Cloud Realities Are Slowing AI Ambitions
Cloud operations today are, for the most part, mature. Enterprises are comfortable with cloud: it has a defined operational role, and there’s enough support available, through architectural best practices, community, knowledge, visibility, and automation, to optimally run most digital applications and workloads in public, private, or hybrid cloud environments.
Moreover, cloud technology has become a key to widespread access to AI. In years past, only a select few private companies would have had access to the high-performance compute capacity required to run generative AI workloads. Cloud is proving to be the great leveler, making this level of compute accessible—and the AI services that use it available—to all who wish to use it.
But it’s coming at a cost. Not necessarily a financial one, although it’s a factor in decision-making. The bigger cost is to cloud optimization approaches. Put simply, widespread and intensive AI adoption is starting to push organizations outside of their comfort zones when it comes to cloud configurations. Targeted action is required to get comfortable with cloud again.

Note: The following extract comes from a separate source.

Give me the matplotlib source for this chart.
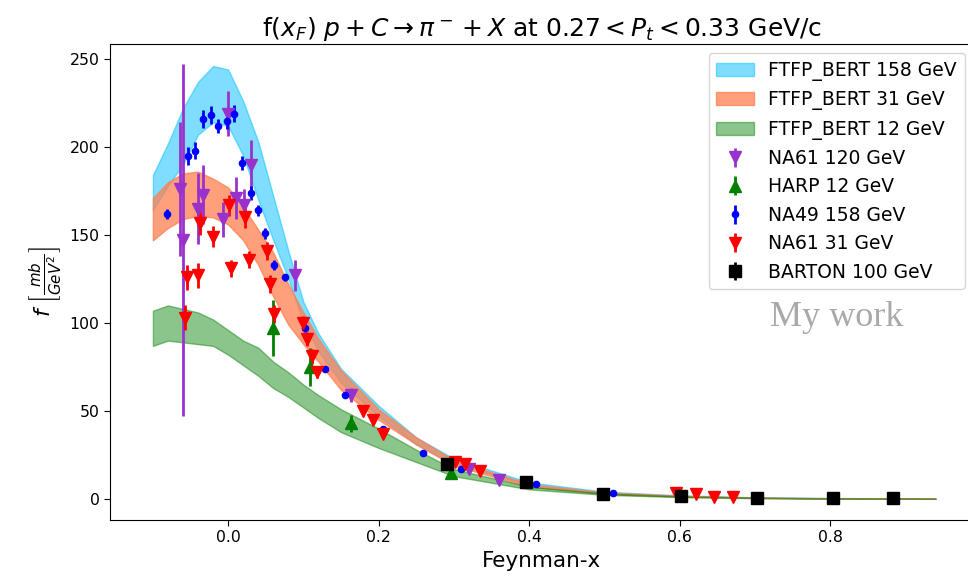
import numpy as np
import matplotlib
matplotlib.use('Agg')
import matplotlib.pyplot as plt

# ---- simulation bands (FTFP_BERT), lower / upper edge ----
band_x = [-0.10, -0.08, -0.06, -0.04, -0.02, 0.00, 0.02, 0.04, 0.06, 0.08,
          0.10, 0.12, 0.15, 0.20, 0.25, 0.30, 0.40, 0.50, 0.60, 0.70, 0.80, 0.94]

b158_hi = [184, 202, 222, 237, 246, 244, 226, 203, 172, 141,
           112, 94, 74, 53, 35, 23, 9.5, 4.2, 2.1, 1.0, 0.6, 0.3]
b158_lo = [164, 178, 190, 207, 214, 212, 195, 170, 147, 125,
           100, 84, 66, 47, 31, 20, 8.0, 3.4, 1.6, 0.7, 0.4, 0.2]

b31_hi = [171, 180, 185, 186, 182, 177, 166, 153, 140, 122,
          106, 91, 73, 51, 35, 22, 8.5, 3.8, 1.9, 0.9, 0.5, 0.3]
b31_lo = [147, 154, 159, 161, 160, 156, 147, 133, 115, 99,
          88, 78, 62, 45, 31, 19, 7.0, 2.9, 1.3, 0.6, 0.3, 0.15]

b12_hi = [107, 110, 108, 106, 102, 96, 90, 86, 78, 72,
          65, 59, 51, 40, 28, 17, 7.0, 3.2, 1.6, 0.8, 0.4, 0.2]
b12_lo = [87, 90, 89, 88, 87, 82, 76, 70, 63, 58,
          52, 46, 38, 29, 21, 13, 5.5, 2.4, 1.1, 0.5, 0.2, 0.1]

# ---- data points ----
na61_120_x = [-0.064, -0.060, -0.040, -0.033, -0.007, 0.000, 0.010, 0.021, 0.031, 0.089, 0.163, 0.320, 0.360]
na61_120_y = [176, 147, 165, 173, 159, 219, 171, 167, 190, 127, 59, 17, 11]
na61_120_e = [38, 100, 20, 17, 10, 13, 12, 9, 14, 9, 4, 1, 1]

harp_x = [0.060, 0.109, 0.163, 0.296]
harp_y = [97, 75, 43, 15]
harp_e = [16, 11, 5, 1.5]

na49_x = [-0.081, -0.053, -0.044, -0.033, -0.023, -0.013, -0.001, 0.008, 0.018, 0.031, 0.040,
          0.049, 0.061, 0.076, 0.102, 0.129, 0.155, 0.206, 0.259, 0.310, 0.409, 0.512]
na49_y = [162, 195, 198, 216, 218, 212, 215, 219, 191, 174, 164,
          151, 133, 126, 97, 74, 59, 40, 26, 17, 8.5, 3.4]
na49_e = [3, 5, 5, 5, 5, 4, 5, 5, 4, 4, 3,
          3, 3, 2, 2, 1.5, 1, 1, 0.5, 0.5, 0.3, 0.2]

na61_31_x = [-0.057, -0.055, -0.040, -0.038, -0.020, 0.001, 0.004, 0.023, 0.028, 0.051, 0.056, 0.061, 0.100,
             0.105, 0.112, 0.118, 0.179, 0.192, 0.206, 0.302, 0.315, 0.334, 0.595, 0.621, 0.646, 0.671]
na61_31_y = [103, 126, 127, 157, 149, 167, 131, 160, 136, 141, 122, 105, 100,
             91, 81, 72, 50, 45, 37, 21, 20, 16, 3.2, 2.8, 1.3, 1.3]
na61_31_e = [7, 7, 7, 7, 6, 6, 5, 6, 5, 5, 5, 5, 4,
             4, 4, 3, 3, 2, 2, 1, 1, 1, 0.3, 0.3, 0.2, 0.2]

barton_x = [0.291, 0.396, 0.498, 0.602, 0.703, 0.804, 0.884]
barton_y = [20, 9.5, 2.8, 1.9, 0.6, 0.5, 0.5]
barton_e = [1, 0.5, 0.3, 0.2, 0.1, 0.1, 0.1]

fig = plt.figure(figsize=(9.68, 5.8), dpi=100)
ax = fig.add_axes([110/968, 1 - 520/580, 864/968, 476/580])

ax.fill_between(band_x, b158_lo, b158_hi, color='deepskyblue', alpha=0.5, label='FTFP_BERT 158 GeV')
ax.fill_between(band_x, b31_lo, b31_hi, color='coral', alpha=0.75, label='FTFP_BERT 31 GeV')
ax.fill_between(band_x, b12_lo, b12_hi, color='green', alpha=0.45, label='FTFP_BERT 12 GeV')

ax.errorbar(na61_120_x, na61_120_y, yerr=na61_120_e, fmt='v', color='darkorchid', ms=8.5, elinewidth=2, label='NA61 120 GeV')
ax.errorbar(harp_x, harp_y, yerr=harp_e, fmt='^', color='green', ms=8.5, elinewidth=2, label='HARP 12 GeV')
ax.errorbar(na49_x, na49_y, yerr=na49_e, fmt='o', color='blue', ms=4.5, elinewidth=2, label='NA49 158 GeV')
ax.errorbar(na61_31_x, na61_31_y, yerr=na61_31_e, fmt='v', color='red', ms=8.5, elinewidth=2, label='NA61 31 GeV')
ax.errorbar(barton_x, barton_y, yerr=barton_e, fmt='s', color='black', ms=8.5, elinewidth=2, label='BARTON 100 GeV')

ax.set_xlim(-0.157, 0.991)
ax.set_ylim(-11.9, 258.5)
ax.tick_params(labelsize=11.3, length=4)

ax.set_title(r'f($x_F$) $p + C \rightarrow \pi^- + X$ at $0.27 < P_t < 0.33$ GeV/c', fontsize=18)
ax.set_xlabel('Feynman-x', fontsize=15.5)
ax.set_ylabel(r'$f\ \left[\frac{mb}{GeV^2}\right]$', fontsize=15.5)

ax.legend(loc='upper right', fontsize=13.5)
ax.text(0.841, 0.426, 'My work', transform=ax.transAxes, fontsize=26, color='darkgray',
        family='Liberation Serif', ha='center', va='center')

fig.savefig('out.png', dpi=100)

Understanding AI characteristics
To understand why established norms in cloud operations are being tested, one must first understand the nature of the AI workloads that cloud is now being asked to drive.
AI workloads are powerful, both in terms of the value they can bring to enterprises and the compute resources required to run them at scale.
This will only increase as Agentic AI becomes the dominant type of AI encountered in enterprise environments. Agentic AI signifies a tighter integration of AI technology into business processes, with autonomous or semi-autonomous software agents handling key processes or parts of those processes to meet specific goals. These systems can make rapid decisions, manage complex tasks, and adapt to changing conditions, assuming underlying systems are performant, but we’ll get to that.
What enterprises need to know is that Agentic AI is more interactive than other forms of AI – “talking” constantly to source systems, data repositories, external tools, databases, and APIs, which makes it a more latency-sensitive evolution of artificial intelligence technology. A cloud or connectivity disruption or failure could lead to an agent-led process failing to kick off or achieve what it intended.
The main thing to understand about AI workloads is that they have different characteristics from those used to define cloud operational parameters today. That means past decisions to make a digital application or workload perform optimally in the cloud are not always cross-applicable to AI. Today’s cloud setups are not designed to meet a very different set of requirements, nor were they intended to.
For enterprises, it’s clear that the same effort that went into optimizing cloud setups for a digital context must now be repeated to optimize cloud setups for AI.
The onus is on enterprises to understand and capture the characteristics of their different AI workloads, such that supporting cloud infrastructure can be architected and configured to meet evolving performance needs.
What this will look like in the cloud
For most enterprises, AI and the source systems it taps into run in multiple clouds, data centers, and across a complex network of owned and unowned connectivity links.
Not all AI services will be available in a local region or zone, which may be an overriding factor in an enterprise’s choice of AI model.
From an operational excellence perspective, enterprises need to determine where the infrastructure underpinning an AI service and its users are based to understand whether a cloud environment can support those requirements or if changes need to be made.
This includes understanding the extent of the AI’s exposure to “common” infrastructure, such as having a large amount of traffic being funneled over a single fiber link, or through a single aggregation point such as a point-of-presence in a high-density data center that has a high concentration of AI service providers present. Such concentration risk and single points of failure may exceed internal risk tolerances, given AI’s increasingly critical role.
Enterprises must understand how every provider or part of their AI service delivery chain operates. How does a provider prioritise traffic at certain transit or hand-off points? Do they perform their own load balancing? How will this impact AI service delivery? The answers to these questions may give enterprises cause to re-architect their cloud setups to diversify traffic routes and improve redundancy options.
These decisions will impact performance efficiency. A roundtrip response time of 50ms might be acceptable for a basic generative AI application, such as a user asking a question and expecting a contextual response. But for a busy Agentic AI system, if every query response takes 50ms, that will quickly add up. Users may experience excessive transaction times, timeouts, or other congestion and latency-related issues as a result.
Enterprises can improve performance efficiency by proactively identifying optimization opportunities for traffic and cloud resource usage.